-- BEGIN Source excerpt --

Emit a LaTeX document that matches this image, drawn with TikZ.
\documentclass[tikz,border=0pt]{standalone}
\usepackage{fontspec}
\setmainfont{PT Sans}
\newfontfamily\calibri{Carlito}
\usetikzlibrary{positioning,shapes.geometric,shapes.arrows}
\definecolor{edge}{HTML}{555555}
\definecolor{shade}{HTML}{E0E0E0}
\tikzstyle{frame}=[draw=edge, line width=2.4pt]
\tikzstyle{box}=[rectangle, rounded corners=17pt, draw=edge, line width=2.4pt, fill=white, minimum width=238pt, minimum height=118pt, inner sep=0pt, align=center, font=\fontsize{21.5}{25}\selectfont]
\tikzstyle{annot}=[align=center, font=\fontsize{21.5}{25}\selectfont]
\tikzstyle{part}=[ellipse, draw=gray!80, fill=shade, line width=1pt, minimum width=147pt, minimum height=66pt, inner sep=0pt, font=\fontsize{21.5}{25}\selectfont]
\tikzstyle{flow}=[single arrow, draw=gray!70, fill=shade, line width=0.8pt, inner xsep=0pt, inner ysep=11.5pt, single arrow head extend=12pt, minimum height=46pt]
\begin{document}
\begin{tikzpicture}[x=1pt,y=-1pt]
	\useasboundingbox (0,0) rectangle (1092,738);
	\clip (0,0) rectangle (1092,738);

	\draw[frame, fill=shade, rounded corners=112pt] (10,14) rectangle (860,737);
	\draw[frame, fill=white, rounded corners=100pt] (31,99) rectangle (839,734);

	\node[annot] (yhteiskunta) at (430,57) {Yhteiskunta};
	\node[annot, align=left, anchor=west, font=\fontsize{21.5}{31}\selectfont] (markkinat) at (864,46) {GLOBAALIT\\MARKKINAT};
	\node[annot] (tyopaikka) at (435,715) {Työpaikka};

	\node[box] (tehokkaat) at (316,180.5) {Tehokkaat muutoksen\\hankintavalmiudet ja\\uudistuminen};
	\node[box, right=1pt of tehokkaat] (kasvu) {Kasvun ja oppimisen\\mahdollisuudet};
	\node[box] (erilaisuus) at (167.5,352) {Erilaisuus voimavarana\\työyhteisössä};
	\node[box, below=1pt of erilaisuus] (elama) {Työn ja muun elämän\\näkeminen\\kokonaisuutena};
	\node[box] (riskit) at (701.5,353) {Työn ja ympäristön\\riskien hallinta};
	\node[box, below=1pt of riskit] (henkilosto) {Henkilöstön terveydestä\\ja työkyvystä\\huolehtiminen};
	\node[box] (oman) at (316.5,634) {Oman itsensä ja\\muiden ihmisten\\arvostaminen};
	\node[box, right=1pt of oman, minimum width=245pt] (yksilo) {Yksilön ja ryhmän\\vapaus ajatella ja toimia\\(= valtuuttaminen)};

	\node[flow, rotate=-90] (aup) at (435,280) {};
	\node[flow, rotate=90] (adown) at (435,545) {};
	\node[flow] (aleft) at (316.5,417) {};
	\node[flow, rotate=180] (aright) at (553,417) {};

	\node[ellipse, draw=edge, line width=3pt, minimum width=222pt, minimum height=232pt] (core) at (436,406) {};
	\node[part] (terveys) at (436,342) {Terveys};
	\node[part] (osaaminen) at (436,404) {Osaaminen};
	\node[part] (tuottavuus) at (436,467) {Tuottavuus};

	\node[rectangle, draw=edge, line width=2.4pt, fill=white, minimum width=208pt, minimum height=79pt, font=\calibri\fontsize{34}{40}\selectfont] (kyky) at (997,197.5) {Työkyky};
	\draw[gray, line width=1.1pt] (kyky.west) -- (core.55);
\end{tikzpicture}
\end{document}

-- END Source excerpt --

Your task: Output the listing above without altering a single character.

Exercise response:
Emit a LaTeX document that matches this image, drawn with TikZ.
\documentclass[tikz,border=0pt]{standalone}
\usepackage{fontspec}
\setmainfont{PT Sans}
\newfontfamily\calibri{Carlito}
\usetikzlibrary{positioning,shapes.geometric,shapes.arrows}
\definecolor{edge}{HTML}{555555}
\definecolor{shade}{HTML}{E0E0E0}
\tikzstyle{frame}=[draw=edge, line width=2.4pt]
\tikzstyle{box}=[rectangle, rounded corners=17pt, draw=edge, line width=2.4pt, fill=white, minimum width=238pt, minimum height=118pt, inner sep=0pt, align=center, font=\fontsize{21.5}{25}\selectfont]
\tikzstyle{annot}=[align=center, font=\fontsize{21.5}{25}\selectfont]
\tikzstyle{part}=[ellipse, draw=gray!80, fill=shade, line width=1pt, minimum width=147pt, minimum height=66pt, inner sep=0pt, font=\fontsize{21.5}{25}\selectfont]
\tikzstyle{flow}=[single arrow, draw=gray!70, fill=shade, line width=0.8pt, inner xsep=0pt, inner ysep=11.5pt, single arrow head extend=12pt, minimum height=46pt]
\begin{document}
\begin{tikzpicture}[x=1pt,y=-1pt]
	\useasboundingbox (0,0) rectangle (1092,738);
	\clip (0,0) rectangle (1092,738);

	\draw[frame, fill=shade, rounded corners=112pt] (10,14) rectangle (860,737);
	\draw[frame, fill=white, rounded corners=100pt] (31,99) rectangle (839,734);

	\node[annot] (yhteiskunta) at (430,57) {Yhteiskunta};
	\node[annot, align=left, anchor=west, font=\fontsize{21.5}{31}\selectfont] (markkinat) at (864,46) {GLOBAALIT\\MARKKINAT};
	\node[annot] (tyopaikka) at (435,715) {Työpaikka};

	\node[box] (tehokkaat) at (316,180.5) {Tehokkaat muutoksen\\hankintavalmiudet ja\\uudistuminen};
	\node[box, right=1pt of tehokkaat] (kasvu) {Kasvun ja oppimisen\\mahdollisuudet};
	\node[box] (erilaisuus) at (167.5,352) {Erilaisuus voimavarana\\työyhteisössä};
	\node[box, below=1pt of erilaisuus] (elama) {Työn ja muun elämän\\näkeminen\\kokonaisuutena};
	\node[box] (riskit) at (701.5,353) {Työn ja ympäristön\\riskien hallinta};
	\node[box, below=1pt of riskit] (henkilosto) {Henkilöstön terveydestä\\ja työkyvystä\\huolehtiminen};
	\node[box] (oman) at (316.5,634) {Oman itsensä ja\\muiden ihmisten\\arvostaminen};
	\node[box, right=1pt of oman, minimum width=245pt] (yksilo) {Yksilön ja ryhmän\\vapaus ajatella ja toimia\\(= valtuuttaminen)};

	\node[flow, rotate=-90] (aup) at (435,280) {};
	\node[flow, rotate=90] (adown) at (435,545) {};
	\node[flow] (aleft) at (316.5,417) {};
	\node[flow, rotate=180] (aright) at (553,417) {};

	\node[ellipse, draw=edge, line width=3pt, minimum width=222pt, minimum height=232pt] (core) at (436,406) {};
	\node[part] (terveys) at (436,342) {Terveys};
	\node[part] (osaaminen) at (436,404) {Osaaminen};
	\node[part] (tuottavuus) at (436,467) {Tuottavuus};

	\node[rectangle, draw=edge, line width=2.4pt, fill=white, minimum width=208pt, minimum height=79pt, font=\calibri\fontsize{34}{40}\selectfont] (kyky) at (997,197.5) {Työkyky};
	\draw[gray, line width=1.1pt] (kyky.west) -- (core.55);
\end{tikzpicture}
\end{document}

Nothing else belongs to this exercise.